Income growth was supported by rental reversions and stable occupancy.

AIMS APAC REIT reported net property income of $141.3m for the financial year ended 31 March (FY26), up 5.7% year on year (YoY), whilst distribution per unit rose 2.6% to 9.850 Singapore cents, according to its results released on 7 May.

AIMS APAC REIT Management Limited, as manager of AIMS APAC REIT, said gross revenue increased 2.2% to $190.7m and distributions to unitholders rose 3.1% to $80.6m, supported by positive rental reversions across its portfolio and lower property expenses, including reduced utility costs and operational efficiencies.

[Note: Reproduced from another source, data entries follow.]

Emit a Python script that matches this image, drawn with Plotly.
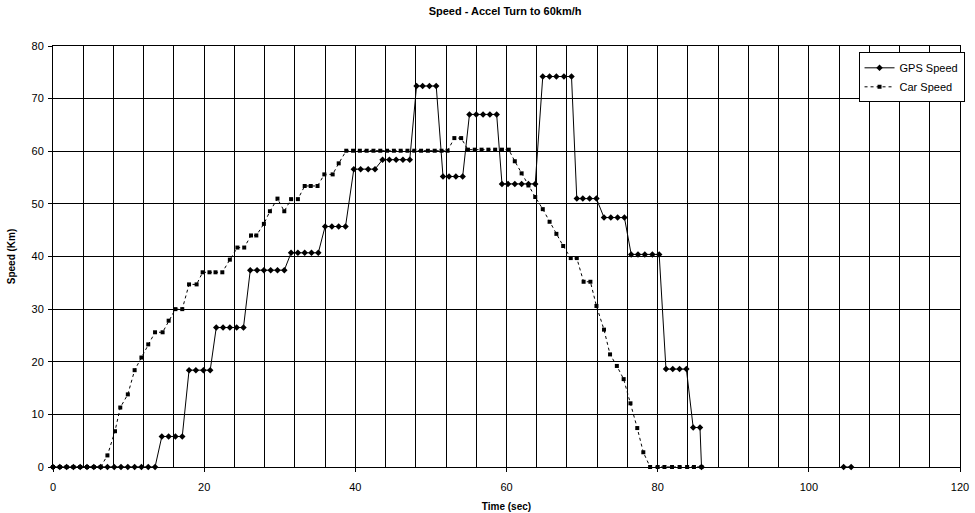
import plotly.graph_objects as go

# GPS speed samples (time in s, speed)
gps_time = [0.0, 0.9, 1.8, 2.7, 3.6, 4.5, 5.4, 6.3, 7.2, 8.1, 9.0, 9.9, 10.8, 11.7, 12.6, 13.5,
            14.4, 15.3, 16.2, 17.1,
            18.0, 18.9, 19.9, 20.8,
            21.6, 22.5, 23.4, 24.3, 25.2,
            26.1, 27.0, 27.9, 28.8, 29.7, 30.6,
            31.5, 32.4, 33.3, 34.2, 35.1,
            36.0, 36.9, 37.8, 38.7,
            39.8, 40.7, 41.7, 42.6,
            43.6, 44.5, 45.4, 46.3, 47.2,
            48.1, 48.9, 49.8, 50.7,
            51.6, 52.4, 53.3, 54.2,
            55.1, 56.0, 56.9, 57.8, 58.7,
            59.4, 60.2, 61.1, 62.0, 62.9, 63.8,
            64.8, 65.7, 66.6, 67.6, 68.6,
            69.3, 70.1, 71.0, 71.9,
            72.9, 73.8, 74.7, 75.6,
            76.5, 77.4, 78.3, 79.3, 80.2,
            81.1, 82.0, 82.9, 83.8,
            84.7, 85.6, 85.8,
            None,
            104.6, 105.6]
gps_speed = [0, 0, 0, 0, 0, 0, 0, 0, 0, 0, 0, 0, 0, 0, 0, 0,
             5.8, 5.8, 5.8, 5.8,
             18.4, 18.4, 18.4, 18.4,
             26.5, 26.5, 26.5, 26.5, 26.5,
             37.4, 37.4, 37.4, 37.4, 37.4, 37.4,
             40.7, 40.7, 40.7, 40.7, 40.7,
             45.7, 45.7, 45.7, 45.7,
             56.6, 56.6, 56.6, 56.6,
             58.4, 58.4, 58.4, 58.4, 58.4,
             72.4, 72.4, 72.4, 72.4,
             55.2, 55.2, 55.2, 55.2,
             67.0, 67.0, 67.0, 67.0, 67.0,
             53.8, 53.8, 53.8, 53.8, 53.8, 53.8,
             74.2, 74.2, 74.2, 74.2, 74.2,
             51.0, 51.0, 51.0, 51.0,
             47.4, 47.4, 47.4, 47.4,
             40.4, 40.4, 40.4, 40.4, 40.4,
             18.6, 18.6, 18.6, 18.6,
             7.5, 7.5, 0,
             None,
             0, 0]

# Car speed samples
car_time = [0.0, 0.9, 1.8, 2.7, 3.6, 4.5, 5.4, 6.3,
            7.2, 8.2, 8.9, 9.9, 10.8, 11.7, 12.6, 13.5, 14.5, 15.3, 16.2, 17.1,
            18.0, 19.0, 19.8, 20.7, 21.5, 22.4, 23.4, 24.4, 25.3, 26.2, 26.9,
            27.9, 28.7, 29.7, 30.6, 31.5, 32.4, 33.3, 34.1, 35.0, 35.9, 37.0, 37.8,
            38.8, 39.7, 40.6, 41.5, 42.4, 43.3, 44.2, 45.1, 46.0, 46.9, 47.8,
            48.7, 49.6, 50.5, 51.4, 52.2,
            53.1, 54.0,
            54.9, 55.8, 56.7, 57.6, 58.5, 59.4, 60.3,
            61.1, 62.0, 62.9, 63.8, 64.8, 65.7, 66.6, 67.5, 68.5, 69.3,
            70.2, 71.1, 71.9, 72.9, 73.7, 74.6, 75.5, 76.4, 77.3, 78.1,
            79.0, 80.0, 80.9, 81.9, 82.9, 83.9, 84.8, 85.8]
car_speed = [0, 0, 0, 0, 0, 0, 0, 0,
             2.2, 6.8, 11.3, 13.8, 18.4, 20.8, 23.3, 25.6, 25.6, 27.8, 30.0, 30.0,
             34.7, 34.7, 37.0, 37.0, 37.0, 37.0, 39.4, 41.7, 41.7, 44.0, 44.0,
             46.2, 48.6, 51.0, 48.6, 50.9, 50.9, 53.4, 53.4, 53.4, 55.6, 55.6, 57.7,
             60.1, 60.1, 60.1, 60.1, 60.1, 60.1, 60.1, 60.1, 60.1, 60.1, 60.1,
             60.1, 60.1, 60.1, 60.1, 60.1,
             62.5, 62.5,
             60.3, 60.3, 60.3, 60.3, 60.3, 60.3, 60.3,
             58.1, 55.8, 53.5, 51.3, 49.0, 46.6, 44.3, 42.0, 39.7, 39.7,
             35.2, 35.2, 30.6, 26.1, 21.4, 19.2, 16.7, 12.1, 7.4, 2.8,
             0, 0, 0, 0, 0, 0, 0, 0]

x_ticks = [0, 20, 40, 60, 80, 100, 120]
y_ticks = [0, 10, 20, 30, 40, 50, 60, 70, 80]

FONT = "Liberation Sans, Arial, sans-serif"

fig = go.Figure()
fig.add_trace(go.Scatter(
    x=gps_time, y=gps_speed, name="GPS Speed", mode="lines+markers",
    line=dict(color="black", width=1),
    marker=dict(symbol="diamond", size=5, color="black"),
    connectgaps=False, cliponaxis=False))
fig.add_trace(go.Scatter(
    x=car_time, y=car_speed, name="Car Speed", mode="lines+markers",
    line=dict(color="black", width=1, dash="dot"),
    marker=dict(symbol="square", size=4, color="black"),
    cliponaxis=False))

fig.update_layout(
    width=975, height=513,
    paper_bgcolor="white", plot_bgcolor="white",
    margin=dict(l=53, r=15, t=46, b=46, autoexpand=False),
    font=dict(family=FONT, size=11, color="black"),
    title=dict(text="<b>Speed - Accel Turn to 60km/h</b>", x=0.518, xanchor="center",
               y=0.985, yanchor="top", font=dict(size=11)),
    showlegend=True,
    legend=dict(x=1.005, xanchor="right", y=0.985, yanchor="top",
                bgcolor="white", bordercolor="black", borderwidth=1,
                font=dict(size=11), tracegroupgap=0, itemwidth=30),
    xaxis=dict(range=[0, 120], tickvals=x_ticks, ticks="outside", ticklen=4,
               tickcolor="black", showgrid=True, gridcolor="black", gridwidth=1,
               minor=dict(dtick=4, showgrid=True, gridcolor="black", gridwidth=1),
               showline=True, linecolor="black", linewidth=1, mirror=True,
               zeroline=False, automargin=False, ticklabelstandoff=6,
               title=dict(text="<b>Time (sec)</b>", font=dict(size=10), standoff=10)),
    yaxis=dict(range=[0, 80], tickvals=y_ticks, ticks="outside", ticklen=4,
               tickcolor="black", showgrid=True, gridcolor="black", gridwidth=1,
               showline=True, linecolor="black", linewidth=1, mirror=True,
               zeroline=False, automargin=False, ticklabelstandoff=2,
               title=dict(text="<b>Speed (Km)</b>", font=dict(size=10), standoff=14)),
)

fig.write_html("out.html", config={"displayModeBar": False},
               post_script="document.body.style.margin='0';")
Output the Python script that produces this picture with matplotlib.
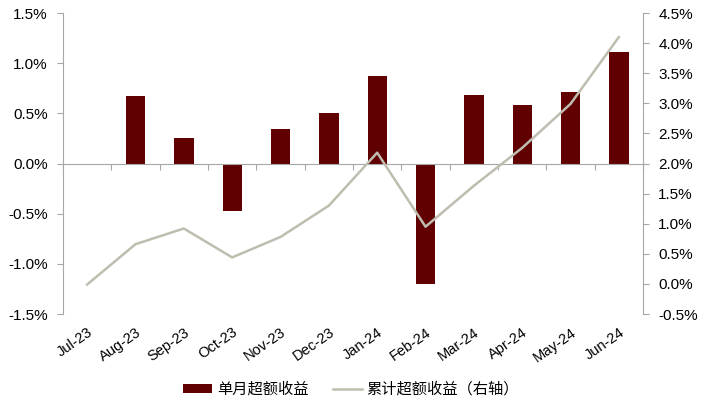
import matplotlib.pyplot as plt
import numpy as np

plt.rcParams['font.family'] = ['Liberation Sans', 'Noto Sans CJK SC', 'DejaVu Sans']

months = ["Jul-23", "Aug-23", "Sep-23", "Oct-23", "Nov-23", "Dec-23",
          "Jan-24", "Feb-24", "Mar-24", "Apr-24", "May-24", "Jun-24"]
monthly = [-0.01, 0.67, 0.25, -0.47, 0.34, 0.50, 0.87, -1.20, 0.68, 0.58, 0.71, 1.11]
cumulative = [-0.01, 0.66, 0.92, 0.44, 0.78, 1.30, 2.18, 0.95, 1.63, 2.26, 2.99, 4.10]

bar_color = "#600000"
line_color = "#BEBDAF"
axis_color = "#A6A6A6"

fig = plt.figure(figsize=(7.11, 4.13), dpi=100)
ax = fig.add_axes([0.0886, 0.2397, 0.8158, 0.7288])
x = np.arange(len(months))

b = ax.bar(x, monthly, width=0.4, color=bar_color, label="单月超额收益", zorder=2)
ax.set_xlim(-0.5, len(months) - 0.5)
ax.set_ylim(-1.5, 1.5)
ax.set_yticks(np.arange(-1.5, 1.51, 0.5))
ax.set_yticklabels([f"{v:.1f}%" for v in np.arange(-1.5, 1.51, 0.5)])

ax2 = ax.twinx()
l, = ax2.plot(x, cumulative, color=line_color, lw=1.8, label="累计超额收益（右轴）", zorder=3)
ax2.set_ylim(-0.5, 4.5)
ax2.set_yticks(np.arange(-0.5, 4.51, 0.5))
ax2.set_yticklabels([f"{v:.1f}%" for v in np.arange(-0.5, 4.51, 0.5)])

for a in (ax, ax2):
    a.spines['top'].set_visible(False)
    a.spines['left'].set_color(axis_color)
    a.spines['right'].set_color(axis_color)
    a.tick_params(axis='y', colors=axis_color, labelcolor='black', labelsize=11,
                  length=4, pad=7)

ax.spines['right'].set_visible(False)
ax2.spines['left'].set_visible(False)
ax2.spines['bottom'].set_visible(False)

# zero line with ticks between categories
ax.spines['bottom'].set_position(('data', 0))
ax.spines['bottom'].set_color(axis_color)
ax.set_xticks(np.arange(-0.5, len(months) - 0.4, 1.0))
ax.set_xticklabels([])
ax.tick_params(axis='x', colors=axis_color, length=4, direction='out')

sec = ax.secondary_xaxis(0.0)
sec.set_xticks(x)
sec.set_xticklabels(months, rotation=35, ha='right', rotation_mode='anchor')
sec.tick_params(axis='x', length=0, labelsize=10.5, pad=8)
sec.spines['bottom'].set_visible(False)

fig.legend(handles=[b, l], loc='center', bbox_to_anchor=(0.494, 0.058), ncol=2,
           frameon=False, handlelength=1.9, handleheight=0.55, handletextpad=0.3,
           columnspacing=1.6,
           prop={'family': ['Noto Sans CJK SC', 'DejaVu Sans'], 'size': 11})

fig.savefig("out.png", dpi=100)
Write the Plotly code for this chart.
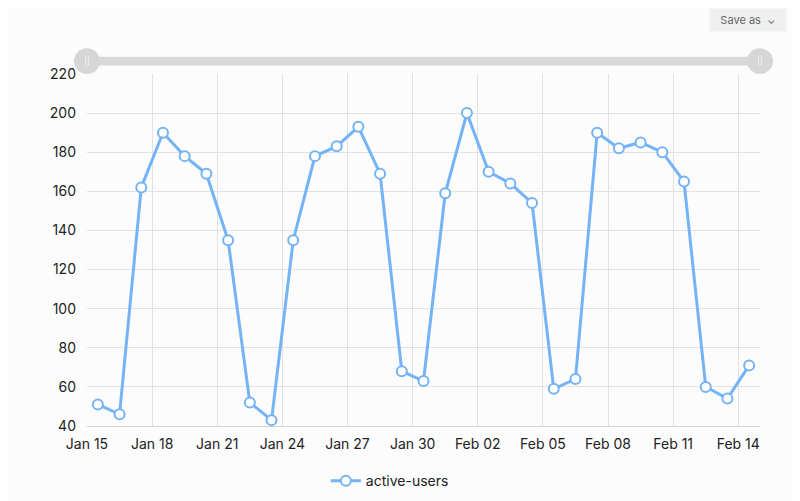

It said rental reversions across 98 leases averaged 7.7% for the year, whilst portfolio occupancy remained at 93.6% or 96.8% on a committed basis. The weighted average lease expiry stood at 4.0 years across 28 properties valued at $2.25b.

The manager said it completed the acquisition of 2 Aljunied Avenue 1 during the year and finished asset enhancement initiatives at 15 Tai Seng Drive and 7 Clementi Loop. It also divested 3 Toh Tuck Link and completed the sale of 8 Senoko South Road in April 2026.

Aggregate leverage stood at 26.8% as at 31 March 2026, with no debt refinancing due until FY2027. The REIT reported an interest coverage ratio of 2.7 times and said it had about $263.4m in cash and undrawn facilities.

The manager issued $250m in perpetual securities during FY2026, which it said will be used to refinance existing perpetual securities due in September 2026.

NAV per unit rose to $1.28 from $1.23 a year earlier.

In Australia, two business park assets at Macquarie Park and Bella Vista were among projects endorsed by the New South Wales Government Investment Delivery Authority for potential data centre development.

The manager said carbon emissions fell 31% from its FY2020 baseline, while on-site renewable energy capacity increased 40% to 15.46 megawatt-peak.